* _Exercise_:
Exactly as written, write out the lines below from the first to the one containing "(0,0) rectangle (1313,1325);", inclusive. Pictures do not belong in the copy.

* _Given data_:
---*---
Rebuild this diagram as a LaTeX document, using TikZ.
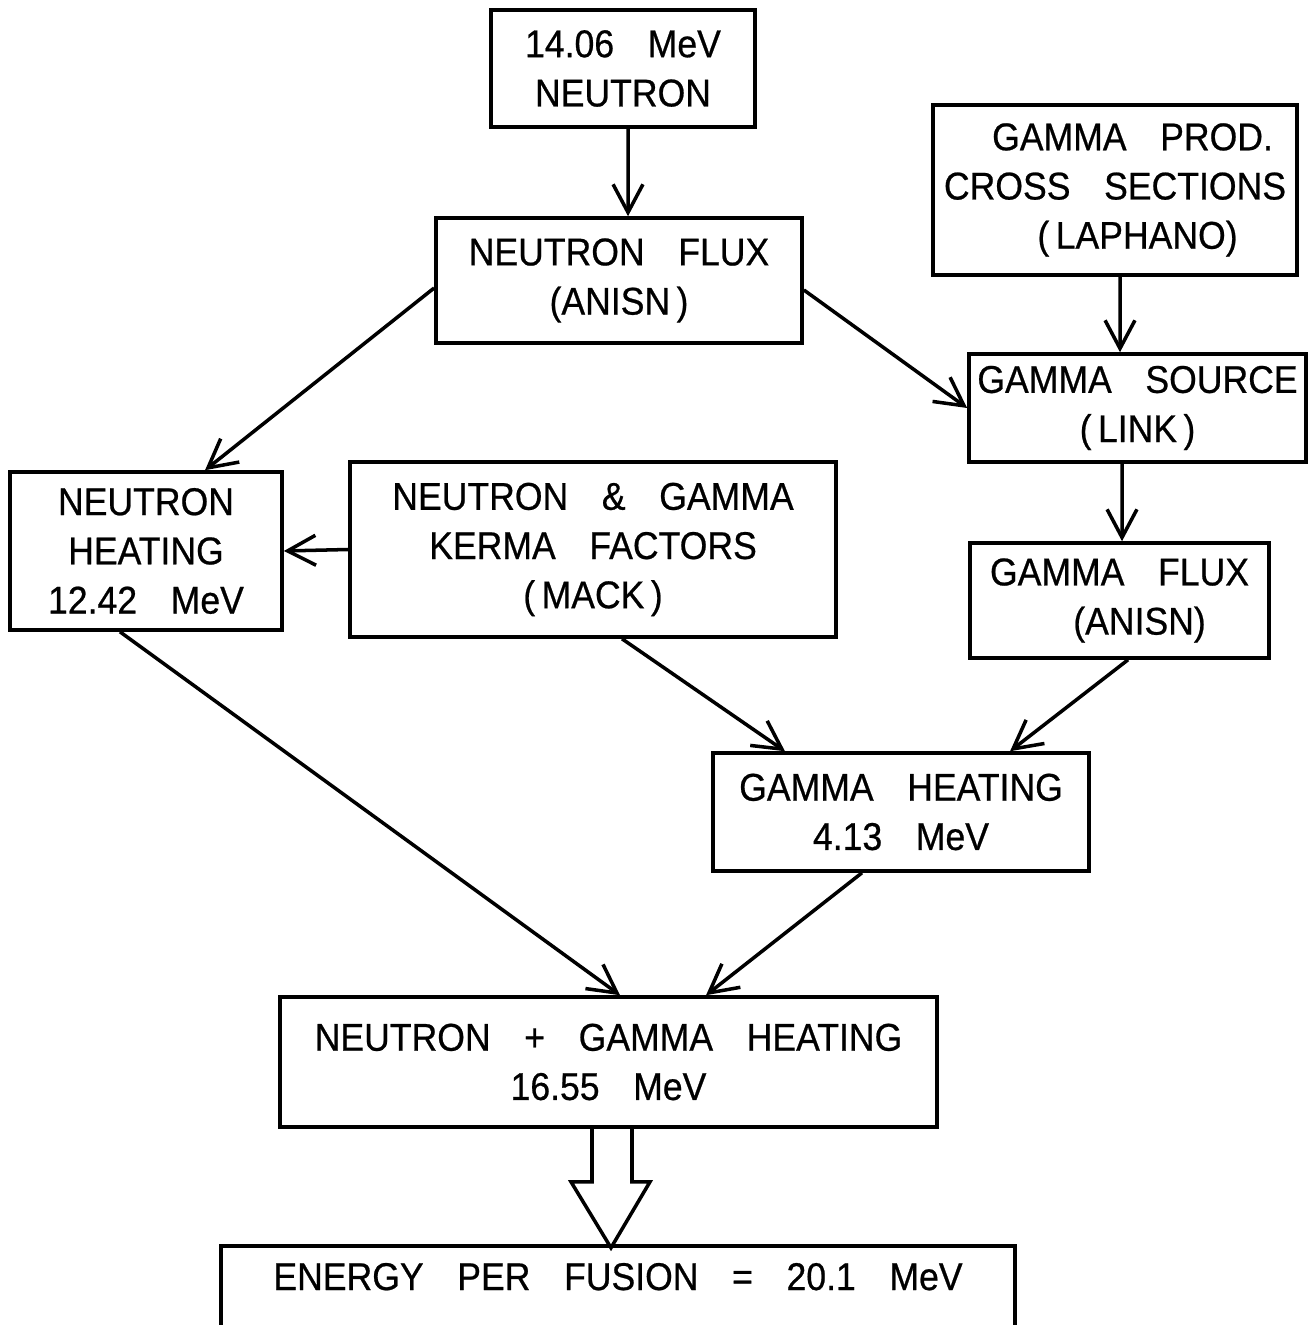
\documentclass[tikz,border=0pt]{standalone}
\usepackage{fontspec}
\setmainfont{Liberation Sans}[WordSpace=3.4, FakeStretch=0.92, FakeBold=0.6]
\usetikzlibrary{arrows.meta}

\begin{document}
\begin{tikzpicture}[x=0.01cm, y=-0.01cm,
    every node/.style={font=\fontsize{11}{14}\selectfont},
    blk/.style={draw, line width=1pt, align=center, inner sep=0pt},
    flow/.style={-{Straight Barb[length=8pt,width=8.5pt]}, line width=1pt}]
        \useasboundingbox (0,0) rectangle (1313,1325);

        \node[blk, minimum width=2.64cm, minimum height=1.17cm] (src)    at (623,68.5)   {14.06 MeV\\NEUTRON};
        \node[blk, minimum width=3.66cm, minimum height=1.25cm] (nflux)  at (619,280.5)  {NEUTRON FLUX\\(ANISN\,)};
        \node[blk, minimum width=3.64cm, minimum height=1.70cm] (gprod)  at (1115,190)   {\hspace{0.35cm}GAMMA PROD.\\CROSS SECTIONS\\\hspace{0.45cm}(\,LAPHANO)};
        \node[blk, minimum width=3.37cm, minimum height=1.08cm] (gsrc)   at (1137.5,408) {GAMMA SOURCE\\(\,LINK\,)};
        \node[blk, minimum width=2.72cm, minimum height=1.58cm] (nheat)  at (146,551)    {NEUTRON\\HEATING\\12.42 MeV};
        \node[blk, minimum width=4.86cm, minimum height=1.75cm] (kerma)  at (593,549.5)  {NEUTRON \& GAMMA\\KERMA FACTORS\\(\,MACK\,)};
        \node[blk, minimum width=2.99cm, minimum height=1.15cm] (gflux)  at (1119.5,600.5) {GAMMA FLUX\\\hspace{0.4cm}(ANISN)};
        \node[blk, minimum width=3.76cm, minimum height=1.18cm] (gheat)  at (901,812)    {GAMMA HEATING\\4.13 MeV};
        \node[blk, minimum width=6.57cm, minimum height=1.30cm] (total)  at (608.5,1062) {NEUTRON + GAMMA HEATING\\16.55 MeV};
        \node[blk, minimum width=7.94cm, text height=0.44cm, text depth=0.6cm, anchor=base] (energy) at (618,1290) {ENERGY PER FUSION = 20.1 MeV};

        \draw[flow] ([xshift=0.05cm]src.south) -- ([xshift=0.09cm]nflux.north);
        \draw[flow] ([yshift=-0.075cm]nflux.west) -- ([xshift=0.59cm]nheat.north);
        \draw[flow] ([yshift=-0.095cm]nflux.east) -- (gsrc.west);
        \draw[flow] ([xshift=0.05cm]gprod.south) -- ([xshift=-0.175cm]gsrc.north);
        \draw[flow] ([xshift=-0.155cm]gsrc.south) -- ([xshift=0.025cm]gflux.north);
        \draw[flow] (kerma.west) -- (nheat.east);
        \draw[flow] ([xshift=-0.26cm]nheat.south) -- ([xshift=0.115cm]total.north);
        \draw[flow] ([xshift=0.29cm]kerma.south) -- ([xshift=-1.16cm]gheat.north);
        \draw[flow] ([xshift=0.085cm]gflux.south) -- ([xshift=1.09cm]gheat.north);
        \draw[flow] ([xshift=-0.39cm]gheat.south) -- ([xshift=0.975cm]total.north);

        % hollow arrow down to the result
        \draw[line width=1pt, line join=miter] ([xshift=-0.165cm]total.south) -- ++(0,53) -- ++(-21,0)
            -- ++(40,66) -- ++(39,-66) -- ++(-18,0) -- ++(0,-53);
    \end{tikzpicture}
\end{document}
---*---
* _Correct answer_:
Rebuild this diagram as a LaTeX document, using TikZ.
\documentclass[tikz,border=0pt]{standalone}
\usepackage{fontspec}
\setmainfont{Liberation Sans}[WordSpace=3.4, FakeStretch=0.92, FakeBold=0.6]
\usetikzlibrary{arrows.meta}

\begin{document}
\begin{tikzpicture}[x=0.01cm, y=-0.01cm,
    every node/.style={font=\fontsize{11}{14}\selectfont},
    blk/.style={draw, line width=1pt, align=center, inner sep=0pt},
    flow/.style={-{Straight Barb[length=8pt,width=8.5pt]}, line width=1pt}]
        \useasboundingbox (0,0) rectangle (1313,1325);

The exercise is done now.